**Problem statement**: Show every line that has the string "chart" in it.

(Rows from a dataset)
::::

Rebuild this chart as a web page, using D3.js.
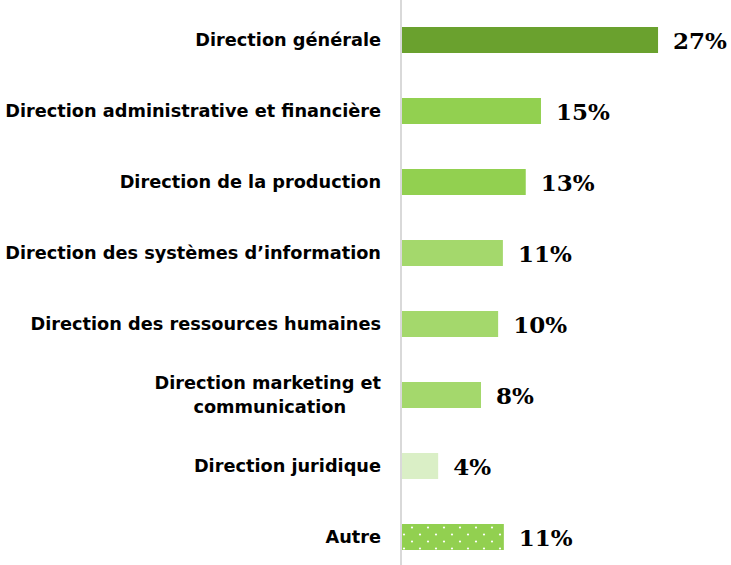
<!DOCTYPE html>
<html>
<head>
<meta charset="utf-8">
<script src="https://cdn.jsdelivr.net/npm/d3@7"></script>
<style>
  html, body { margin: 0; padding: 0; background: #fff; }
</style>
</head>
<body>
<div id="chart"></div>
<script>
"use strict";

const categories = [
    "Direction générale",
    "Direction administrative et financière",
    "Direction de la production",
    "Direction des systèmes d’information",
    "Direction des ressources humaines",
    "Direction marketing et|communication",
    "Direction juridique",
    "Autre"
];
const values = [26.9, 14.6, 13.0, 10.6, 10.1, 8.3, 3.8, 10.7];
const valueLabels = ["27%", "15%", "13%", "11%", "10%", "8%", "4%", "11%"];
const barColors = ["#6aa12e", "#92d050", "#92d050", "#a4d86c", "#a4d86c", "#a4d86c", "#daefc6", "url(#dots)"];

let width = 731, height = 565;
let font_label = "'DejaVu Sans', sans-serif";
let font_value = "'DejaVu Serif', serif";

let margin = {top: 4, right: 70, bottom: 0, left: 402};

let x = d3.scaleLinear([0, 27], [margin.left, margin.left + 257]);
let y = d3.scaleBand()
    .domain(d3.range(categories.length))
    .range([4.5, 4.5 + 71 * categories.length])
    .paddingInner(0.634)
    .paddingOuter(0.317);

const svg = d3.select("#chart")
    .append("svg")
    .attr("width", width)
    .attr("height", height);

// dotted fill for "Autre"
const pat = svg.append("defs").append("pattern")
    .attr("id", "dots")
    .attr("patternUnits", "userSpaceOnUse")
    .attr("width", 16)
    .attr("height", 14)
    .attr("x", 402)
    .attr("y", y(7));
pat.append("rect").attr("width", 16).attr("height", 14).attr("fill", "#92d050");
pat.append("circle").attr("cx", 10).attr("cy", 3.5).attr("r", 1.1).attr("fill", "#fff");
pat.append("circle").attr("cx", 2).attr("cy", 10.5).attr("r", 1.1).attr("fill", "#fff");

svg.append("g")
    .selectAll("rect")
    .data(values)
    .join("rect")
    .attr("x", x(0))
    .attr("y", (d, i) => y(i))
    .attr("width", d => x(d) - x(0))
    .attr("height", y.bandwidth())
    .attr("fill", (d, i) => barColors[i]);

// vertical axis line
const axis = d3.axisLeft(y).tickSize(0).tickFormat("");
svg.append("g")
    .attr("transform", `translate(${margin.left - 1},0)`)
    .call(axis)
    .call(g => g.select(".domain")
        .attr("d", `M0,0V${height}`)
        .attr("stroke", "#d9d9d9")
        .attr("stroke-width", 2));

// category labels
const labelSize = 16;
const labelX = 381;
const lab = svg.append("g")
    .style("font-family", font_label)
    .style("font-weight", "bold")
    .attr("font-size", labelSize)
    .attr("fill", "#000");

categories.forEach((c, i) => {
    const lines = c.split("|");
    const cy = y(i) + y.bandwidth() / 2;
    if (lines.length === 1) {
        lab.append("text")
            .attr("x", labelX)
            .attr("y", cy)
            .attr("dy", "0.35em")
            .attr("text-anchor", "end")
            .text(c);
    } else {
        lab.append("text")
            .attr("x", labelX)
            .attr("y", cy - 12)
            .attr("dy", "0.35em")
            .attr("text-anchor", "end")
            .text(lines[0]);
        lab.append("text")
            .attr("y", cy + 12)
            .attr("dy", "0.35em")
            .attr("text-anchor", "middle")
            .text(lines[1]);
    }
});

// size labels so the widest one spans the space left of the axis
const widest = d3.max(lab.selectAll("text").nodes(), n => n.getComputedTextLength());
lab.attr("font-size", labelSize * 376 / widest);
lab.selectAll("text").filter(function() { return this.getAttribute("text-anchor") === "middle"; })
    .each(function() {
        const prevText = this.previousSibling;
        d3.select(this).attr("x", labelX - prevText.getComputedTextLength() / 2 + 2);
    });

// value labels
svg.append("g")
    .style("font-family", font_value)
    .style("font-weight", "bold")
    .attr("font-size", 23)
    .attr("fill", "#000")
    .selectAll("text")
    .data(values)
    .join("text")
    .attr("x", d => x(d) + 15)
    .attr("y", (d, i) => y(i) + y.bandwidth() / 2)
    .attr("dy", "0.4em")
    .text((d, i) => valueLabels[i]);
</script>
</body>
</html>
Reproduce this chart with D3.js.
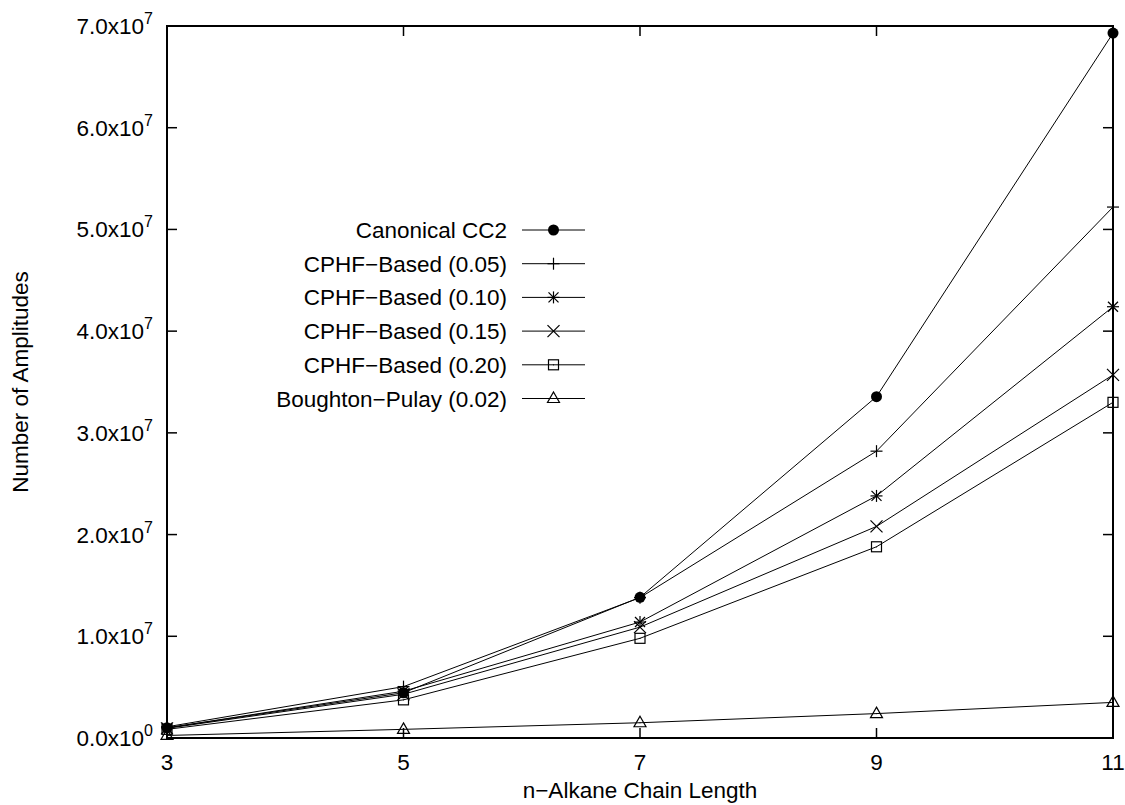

::::

**Result below**:
Rebuild this chart as a web page, using D3.js.
<div id="chart"></div>
const svg = d3.select("#chart")
Reproduce this chart with D3.js.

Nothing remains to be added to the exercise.